The Korean people erected a monument in his honour, though it was defaced by the Japanese. Another monument was erected near the original one in 1964 by journalists living in South Korea. Both can be now seen at his grave at Yanghwajin Foreigners' Cemetery.

In 1968, he was awarded the Order of Merit for National Foundation from the South Korean government.

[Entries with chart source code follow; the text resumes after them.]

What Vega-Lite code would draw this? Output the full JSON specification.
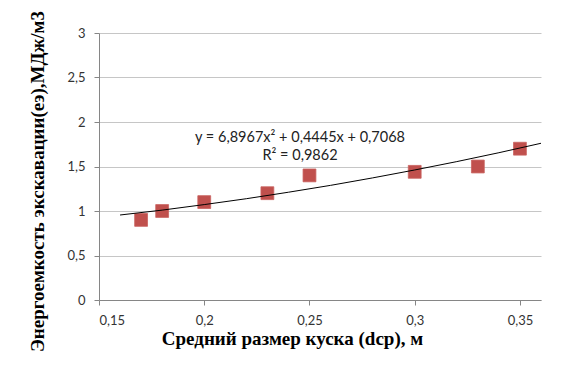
{
  "$schema": "https://vega.github.io/schema/vega-lite/v6.json",
  "width": 442,
  "height": 267,
  "autosize": {"type": "none"},
  "padding": {"left": 99, "top": 33, "right": 35, "bottom": 65},
  "background": "white",
  "config": {"view": {"stroke": null}, "font": "Lato"},
  "datasets": {
    "points": [
      {"x": 0.17, "y": 0.9},
      {"x": 0.18, "y": 1.0},
      {"x": 0.2, "y": 1.1},
      {"x": 0.23, "y": 1.2},
      {"x": 0.25, "y": 1.4},
      {"x": 0.3, "y": 1.44},
      {"x": 0.33, "y": 1.5},
      {"x": 0.35, "y": 1.7}
    ],
    "trend": [
      {"x": 0.16, "y": 0.955},
      {"x": 0.18, "y": 1.01},
      {"x": 0.2, "y": 1.072},
      {"x": 0.22, "y": 1.138},
      {"x": 0.24, "y": 1.211},
      {"x": 0.26, "y": 1.288},
      {"x": 0.28, "y": 1.372},
      {"x": 0.3, "y": 1.461},
      {"x": 0.32, "y": 1.555},
      {"x": 0.34, "y": 1.655},
      {"x": 0.36, "y": 1.761}
    ],
    "notes": [
      {"x": 0.2455, "y": 1.824, "label": "y = 6,8967x² + 0,4445x + 0,7068"},
      {"x": 0.2455, "y": 1.613, "label": "R² = 0,9862"}
    ]
  },
  "layer": [
    {
      "data": {"name": "points"},
      "mark": {"type": "square", "size": 165, "color": "#C0504D", "opacity": 1, "stroke": "#C9625F", "strokeWidth": 0.8},
      "encoding": {
        "x": {"field": "x", "type": "quantitative",
          "scale": {"domain": [0.15, 0.36], "nice": false, "zero": false},
          "axis": {"values": [0.15, 0.2, 0.25, 0.3, 0.35], "format": ".2~f",
            "labelExpr": "replace(datum.label, '.', ',')",
            "grid": false, "domainColor": "#868686", "tickColor": "#868686", "tickSize": 5,
            "labelFont": "Lato", "labelFontSize": 13, "labelColor": "#333333", "labelPadding": 9,
            "title": "Средний размер куска (dср),  м",
            "titleFont": "Liberation Serif", "titleFontWeight": "bold", "titleFontSize": 19, "titleColor": "#000000",
            "titleX": 193, "titleY": 44, "titleBaseline": "alphabetic", "titleAlign": "center"}},
        "y": {"field": "y", "type": "quantitative",
          "scale": {"domain": [0, 3], "nice": false},
          "axis": {"values": [0, 0.5, 1, 1.5, 2, 2.5, 3], "format": ".1~f",
            "labelExpr": "replace(datum.label, '.', ',')",
            "grid": true, "gridColor": "#C6C6C6", "domainColor": "#868686", "tickColor": "#868686", "tickSize": 5,
            "labelFont": "Lato", "labelFontSize": 13, "labelColor": "#333333", "labelPadding": 9,
            "title": "Энергоемкость  экскавации(eэ),МДж/м3",
            "titleFont": "Liberation Serif", "titleFontWeight": "bold", "titleFontSize": 19, "titleColor": "#000000",
            "titleX": -62, "titleY": 148, "titleBaseline": "middle", "titleAlign": "center", "titleAngle": -90}}
      }
    },
    {
      "data": {"name": "trend"},
      "mark": {"type": "line", "color": "#000000", "strokeWidth": 1, "interpolate": "monotone"},
      "encoding": {
        "x": {"field": "x", "type": "quantitative"},
        "y": {"field": "y", "type": "quantitative"}
      }
    },
    {
      "data": {"name": "notes"},
      "mark": {"type": "text", "font": "Lato", "fontSize": 14.5, "color": "#222222", "align": "center", "baseline": "middle"},
      "encoding": {
        "x": {"field": "x", "type": "quantitative"},
        "y": {"field": "y", "type": "quantitative"},
        "text": {"field": "label"}
      }
    }
  ]
}
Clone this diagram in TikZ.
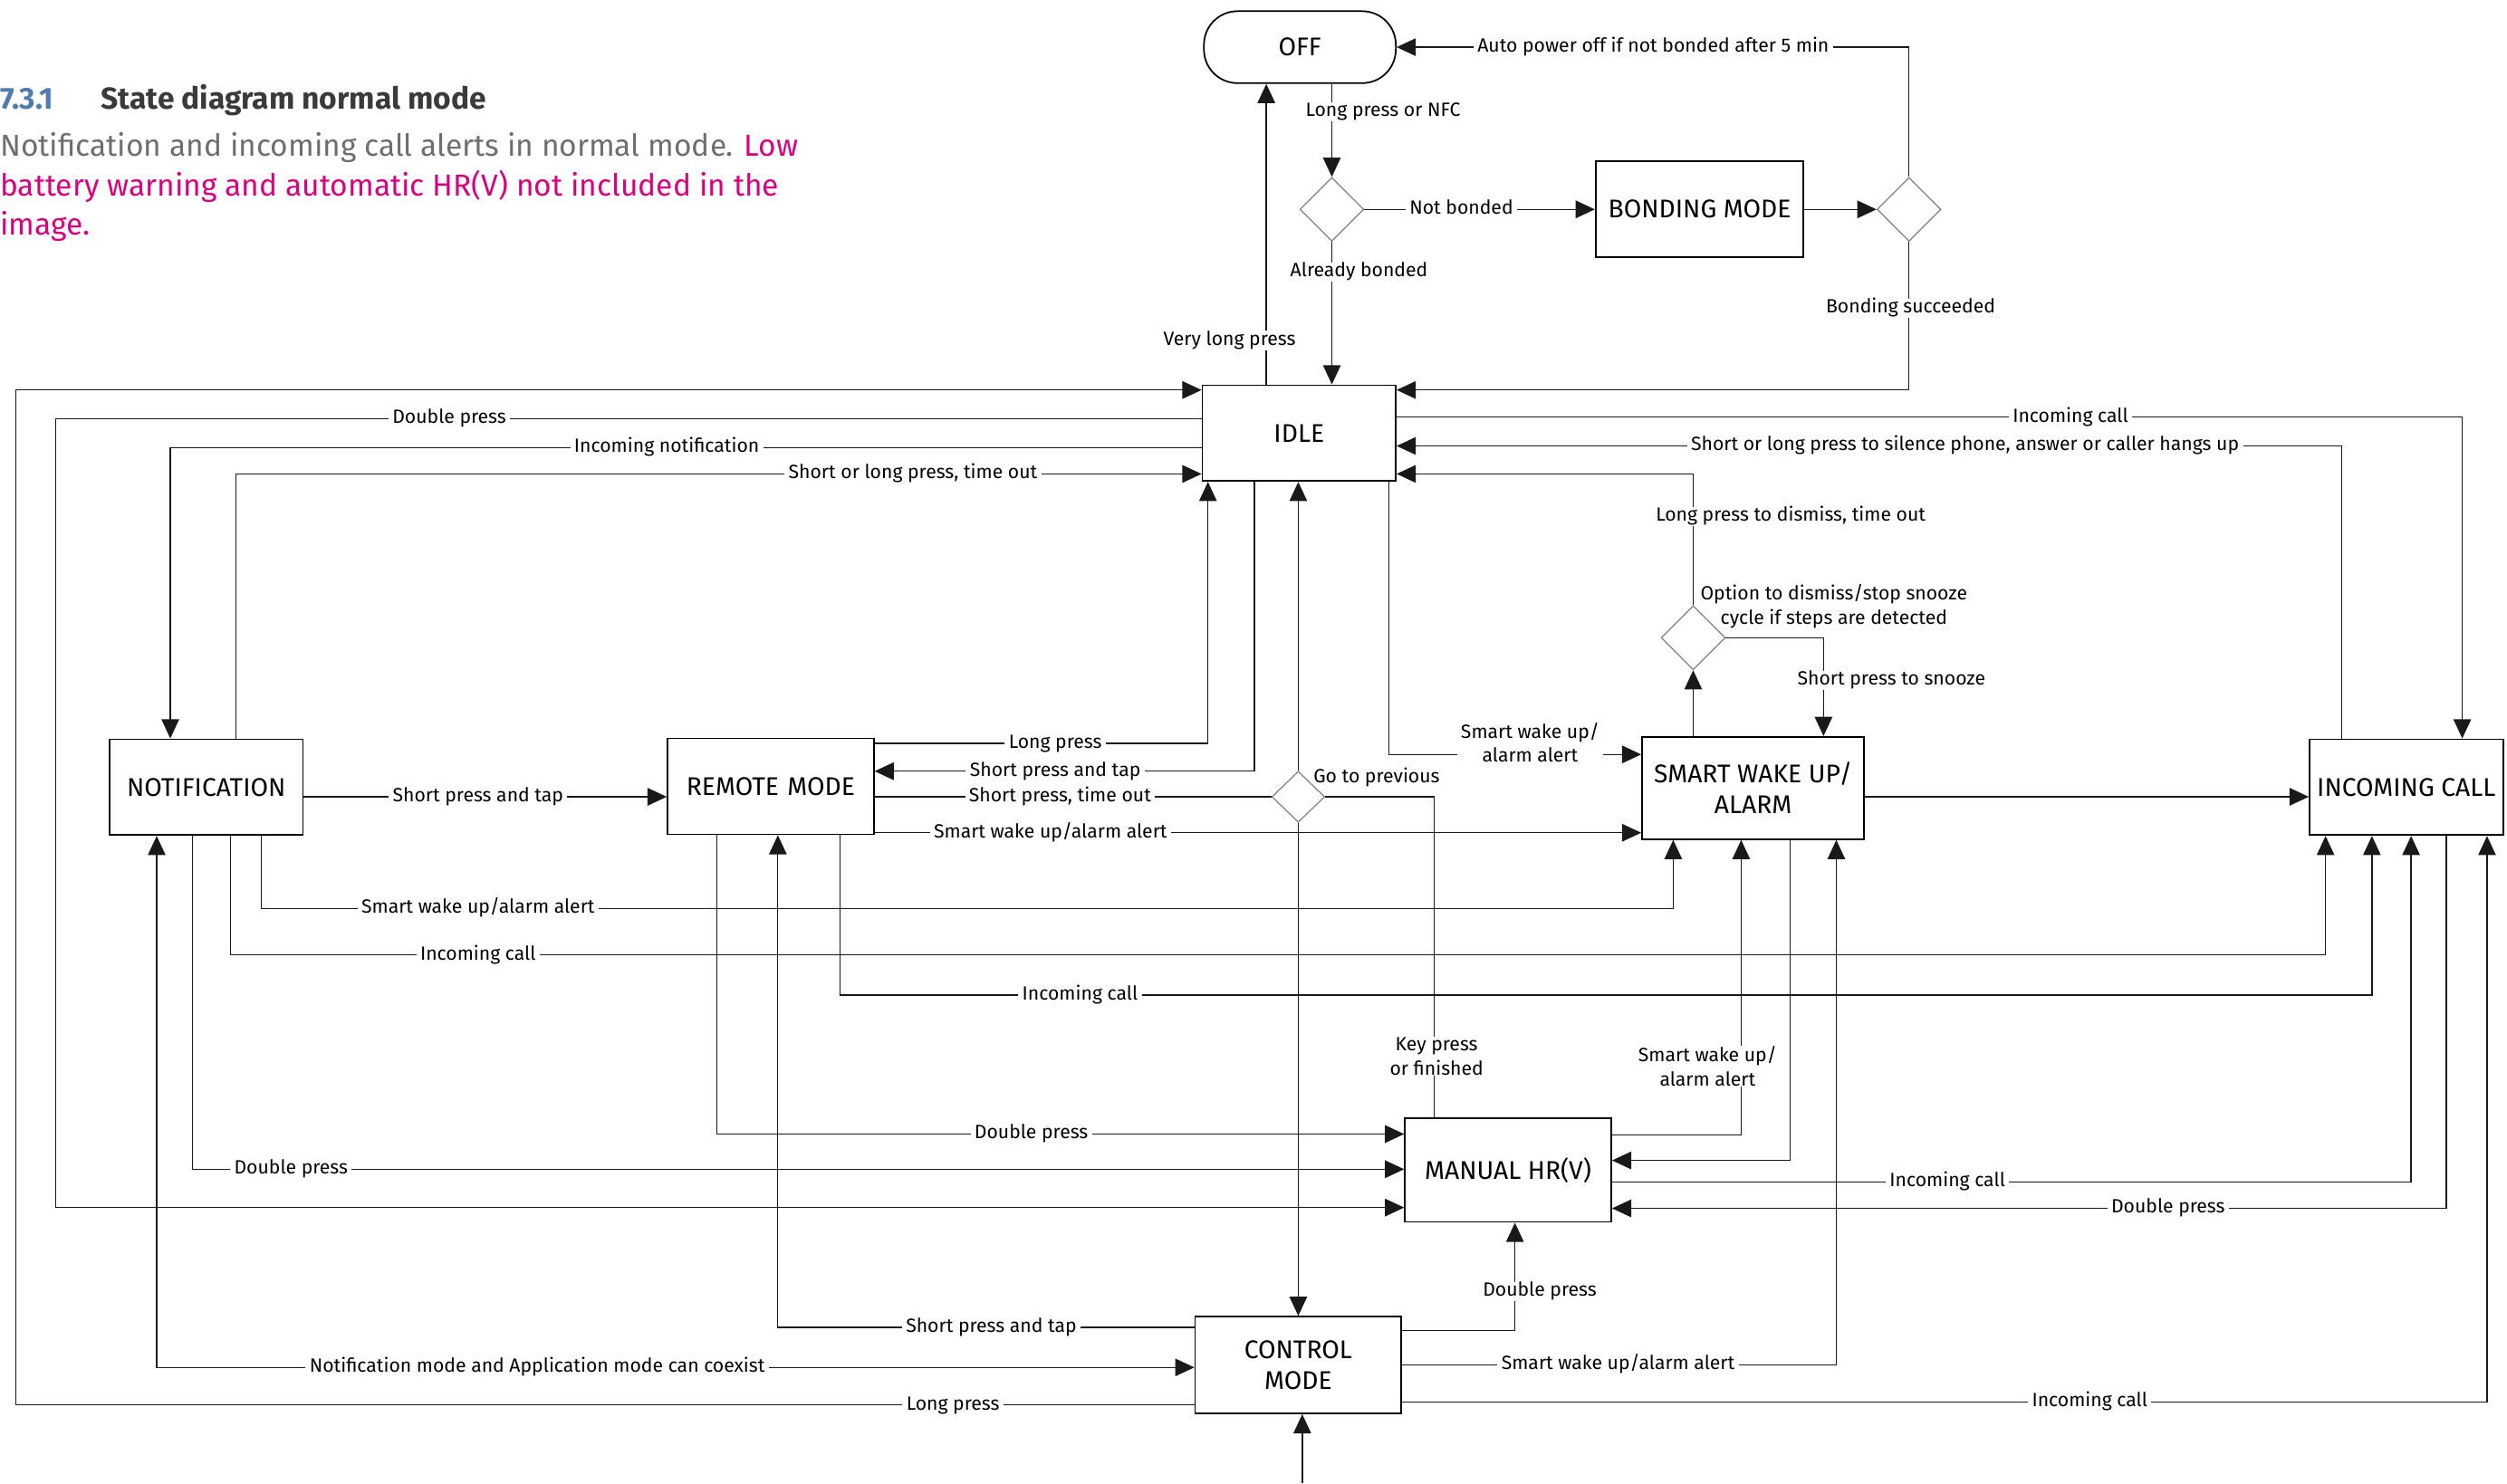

=== 2012 memorial service ===
On 8 May 2012, a special memorial service organised by the Bethell Commemoration Committee was held for Bethell at the Yanghwajin Foreigners' Cemetery. Former South Korean Prime Minister Lee Soo-sung chaired the ceremony and President Lee Myung-bak sent flowers to mark the event. About 250 people participated in the ceremony, also including Park Yoo-chul, chairman of the Korea Liberation Association.
British Ambassador Scott Wrightman spoke at the ceremony, saying:

“This ceremony celebrates Ernest Bethell’s contribution to the history of modern Korea and his particular role in strengthening the bonds which bind our two countries ... Recent events in other parts of the world remind us that freedom of expression is not universal. It’s fitting therefore that we celebrate the role of people such as Ernest Bethell who highlighted the cruelty of imperialism, defended the rights of the marginalized and reaffirmed the basic rights of all to live in a free and just society.”